LOS ANGELES : Chaque jour, Damon Ayala sillonne les rues de Los Angeles en scrutant trottoirs et caniveaux. A la moindre flaque, il est en arrêt: "Ce n'est pas une situation critique mais ça peut être une fuite dans le système d'irrigation."
Ce spécialiste travaille pour l'Agence de l'eau de la ville, qui reçoit chaque mois des centaines de signalements faisant état de gaspillage d'eau alors que la Californie, et la majeure partie de l'ouest des Etats-Unis, subit depuis des années une sécheresse chronique.
Pour les scientifiques, il ne fait pas de doute que ce phénomène, déjà constaté par le passé dans la région, est encore aggravé par le changement climatique induit par les activités humaines.
De nombreux réservoirs et cours d'eau ayant déjà atteint leurs plus bas niveaux historiques au début de l'été, les autorités ont mis en place des restrictions d'eau à Los Angeles. Les jardins ne peuvent ainsi être arrosés que deux fois dans la semaine, aux heures fraîches uniquement et jamais plus de quinze minutes.
"Par exemple, ici il y a des traces d'irrigation", tranche M. Ayala, en pointant du doigt une flaque formée sur le trottoir peu après 10h du matin.
L'expert note soigneusement l'adresse du logement soupçonné d'avoir enfreint les règles, qui risque d'avoir prochainement de ses nouvelles.
«Changer les comportements»
En vertu du plan de restriction d'eau mis en oeuvre à Los Angeles, la première infraction constatée ne se traduit que par un avertissement sans frais.
"Ca va les inciter à agir et à rectifier des choses dont ils n'avaient peut-être même pas conscience", dit Damon Ayala.
Les récidivistes se voient infliger une amende de 200 à 600 dollars mais "ce n'est pas l'argent qui nous intéresse, ça ne va pas nous donner plus d'eau. Ce que nous essayons de faire, c'est de changer les comportements pour économiser l'eau."
Les choses se corsent vraiment à la cinquième infraction: les services de l'Agence de l'eau installent alors sur l'arrivée principale un dispositif qui réduit considérablement le débit du logement fautif, ne lui laissant que le strict nécessaire.
Une mesure qui, selon M. Ayala, n'est mise en oeuvre que très rarement.
"Nous avons connu des sécheresses très sévères par le passé et les habitants de Los Angeles ont répondu présents", assure-t-il.
Célèbre dans le monde entier pour ses rues bordées de palmiers, la ville raffole également des belles pelouses bien vertes.
Mais depuis une première sécheresse prolongée entre 2012 et 2016, ces jardins ont commencé une lente transformation, le gazon cédant la place à des plantes plus adaptées.
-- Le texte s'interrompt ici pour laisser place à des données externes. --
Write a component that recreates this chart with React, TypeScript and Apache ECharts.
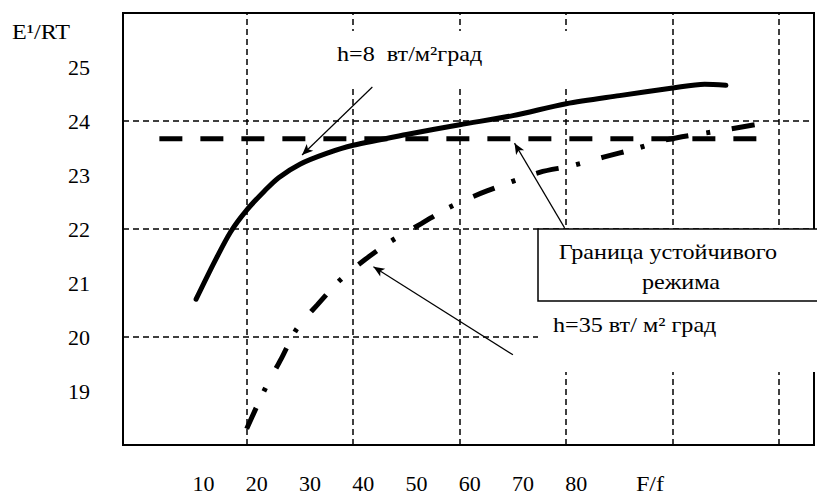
import React, { useEffect, useRef } from "react";
import * as echarts from "echarts";

// ---- data (x in F/f units, y in E¹/RT) ----
const h8F = [10.5, 14, 17, 20, 23.3, 26, 30, 35, 40, 50, 60, 70, 80, 90, 100, 106, 110];
const h8E = [20.7, 21.4, 21.95, 22.35, 22.7, 22.95, 23.2, 23.4, 23.55, 23.75, 23.93, 24.1, 24.32, 24.47, 24.61, 24.68, 24.66];

const h35F = [20, 23.5, 26.5, 29.4, 33.3, 37.5, 42.3, 47.2, 52.8, 58, 65, 75, 81, 87, 92.8, 98.7, 110.7, 116.6];
const h35E = [18.3, 19.05, 19.6, 20.15, 20.6, 21.05, 21.44, 21.78, 22.1, 22.4, 22.7, 23.05, 23.17, 23.33, 23.48, 23.65, 23.85, 23.95];

const boundaryF = [3.6, 116.6];
const boundaryE = [23.67, 23.67];

const xTickLabels = [10, 20, 30, 40, 50, 60, 70, 80];
const yTickLabels = [19, 20, 21, 22, 23, 24, 25];
const xGridValues = [20, 40, 60, 80, 100, 120];
const yGridValues = [20, 22, 24];

// arrows: [tailF, tailE, tipF, tipE]
const arrowH8 = [43.6, 24.63, 30.4, 23.37];
const arrowBoundary = [79.7, 22.02, 70.3, 23.59];
const arrowH35 = [70, 19.67, 43.8, 21.3];

const FONT = "Liberation Serif";

const zip = (xs: number[], ys: number[]) => xs.map((x, i) => [x, ys[i]]);
const isInt = (v: number) => Math.abs(v - Math.round(v)) < 1e-6;

export default function App() {
  const ref = useRef<HTMLDivElement>(null);
  useEffect(() => {
    if (!ref.current) return;
    const chart = echarts.init(ref.current, null, { renderer: "svg" });
    const gridLine = { color: "#000", width: 1.5, type: [6, 4] as any };
    const arrow = (a: number[]) => [
      { coord: [a[0], a[1]] },
      { coord: [a[2], a[3]] },
    ];
    const txt = (text: string, x: number, y: number, align = "left") => ({
      type: "text",
      x,
      y,
      scaleX: 1.15,
      z: 102,
      style: {
        text,
        fontSize: 21,
        fontFamily: FONT,
        fill: "#000",
        align,
        verticalAlign: "middle",
      },
    });
    chart.setOption({
      animation: false,
      backgroundColor: "#fff",
      textStyle: { fontFamily: FONT },
      grid: {
        left: 123,
        top: 13,
        right: -10,
        bottom: 51,
        show: true,
        borderColor: "#000",
        borderWidth: 2,
        backgroundColor: "transparent",
      },
      xAxis: {
        type: "value",
        min: -3.23,
        max: 126.54,
        minInterval: 10,
        maxInterval: 10,
        axisLine: { show: true, onZero: false, lineStyle: { color: "#000", width: 2 } },
        axisTick: { show: false },
        splitLine: { show: false },
        axisLabel: {
          show: true,
          margin: 27,
          fontSize: 22,
          color: "#000",
          fontFamily: FONT,
          padding: [0, 0, 0, 20],
          formatter: (v: number) =>
            isInt(v) && xTickLabels.includes(Math.round(v)) ? String(Math.round(v)) : "",
        },
      },
      yAxis: {
        type: "value",
        min: 18,
        max: 26,
        interval: 1,
        axisLine: { show: true, onZero: false, lineStyle: { color: "#000", width: 2 } },
        axisTick: { show: false },
        splitLine: { show: false },
        axisLabel: {
          margin: 33,
          fontSize: 22,
          color: "#000",
          fontFamily: FONT,
          formatter: (v: number) =>
            isInt(v) && yTickLabels.includes(Math.round(v)) ? String(Math.round(v)) : "",
        },
      },
      series: [
        {
          type: "line",
          name: "grid",
          data: [],
          silent: true,
          markLine: {
            silent: true,
            symbol: ["none", "none"],
            label: { show: false },
            lineStyle: gridLine,
            data: [
              ...xGridValues.map((v) => ({ xAxis: v })),
              ...yGridValues.map((v) => ({ yAxis: v })),
            ],
          },
        },
        {
          type: "line",
          name: "boundary",
          data: zip(boundaryF, boundaryE),
          showSymbol: false,
          symbol: "none",
          lineStyle: { color: "#000", width: 5, type: [23, 18] as any, cap: "butt" },
          markLine: {
            silent: true,
            symbol: ["none", "arrow"],
            symbolSize: [7, 11],
            label: { show: false },
            lineStyle: { color: "#000", width: 1.2, type: "solid" },
            data: [arrow(arrowH8), arrow(arrowBoundary), arrow(arrowH35)],
          },
        },
        {
          type: "line",
          name: "h=8",
          data: zip(h8F, h8E),
          smooth: 0.3,
          showSymbol: false,
          symbol: "none",
          lineStyle: { color: "#000", width: 5, cap: "round" },
        },
        {
          type: "line",
          name: "h=35",
          data: zip(h35F, h35E),
          smooth: 0.3,
          showSymbol: false,
          symbol: "none",
          lineStyle: { color: "#000", width: 5, type: [23, 18, 4, 22] as any, cap: "butt" },
        },
      ],
      graphic: [
        txt("E¹/RT", 12, 32),
        txt("F/f", 650, 484, "center"),
        {
          type: "rect",
          z: 100,
          shape: { x: 300, y: 31, width: 300, height: 54 },
          style: { fill: "#fff", stroke: null },
        },
        txt("h=8  вт/м²град", 337, 54),
        {
          type: "rect",
          z: 100,
          shape: { x: 538, y: 300, width: 300, height: 72 },
          style: { fill: "#fff", stroke: null },
        },
        {
          type: "rect",
          z: 101,
          shape: { x: 538, y: 229, width: 300, height: 72 },
          style: { fill: "#fff", stroke: "#000", lineWidth: 1.5 },
        },
        txt("Граница устойчивого", 668, 252, "center"),
        txt("режима", 681, 282, "center"),
        txt("h=35 вт/ м² град", 553, 325),
      ],
    });
    return () => chart.dispose();
  }, []);
  return (
    <div
      ref={ref}
      style={{ position: "absolute", left: 0, top: 0, width: 817, height: 496, background: "#fff" }}
    />
  );
}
"Plus de 50% de l'eau consommée dans le cadre d'un usage résidentiel est utilisée pour l'extérieur", explique Pamela Berstler, directrice de G3 Green Gardens Group, une ONG qui promeut de meilleures pratiques dans le paysage urbain.
Elle organise notamment des formations et des ateliers pour apprendre aux Angelins comment transformer leurs jardins pour les rendre moins gourmands en eau et plus résistants à la sécheresse.
«Un choix évident»
Gabriel Golden et Danielle Koplinkase, qui vivent dans le sud de Los Angeles, participent depuis quelques années à ce programme. "Au regard de l'impact environnemental de l'arrosage d'une pelouse avec un climat aussi aride, sans même parler d'une sécheresse, c'était un choix évident", dit le couple, qui veut donner l'exemple à ses voisins.
Dans leur jardin on trouve des plantes endémiques de la région, comme des succulentes ou le chêne de Californie, bien plus petit et rustique que son cousin européen.
Formatrice chez G3 Green Gardens Group, Marianne Simon insiste sur le fait que de tels jardins peuvent être aussi beaux que les autres tout en utilisant très peu d'eau. "Il y a des régions en Californie où vous ne pouvez arroser qu'une fois par semaine, et là-bas les jardins s'en contentent", plaide-t-elle.
Mme Simon insiste aussi sur l'importance de ne pas troquer le gazon contre une pelouse artificielle ou pire, du ciment.
"Il ne faut pas seulement raisonner en termes d'économie d'eau, mais avoir une perspective plus globale", dit-elle.
"Si vous mesurez la température dans une zone végétalisée par rapport à du gravier, c'est facilement 10°C plus frais et ça retient l'eau ce qui permet de recharger les aquifères", ajoute l'experte.
Au même moment, l'arrosage automatique se déclenche dans une maison de l'autre côté de la rue. C'est le milieu de l'après-midi et le thermomètre affiche 36°C.
"C'est triste à voir. Mais d'un autre côté, c'est une leçon", lâche Marianne Simon en désignant ce jardin à l'herbe rabougrie.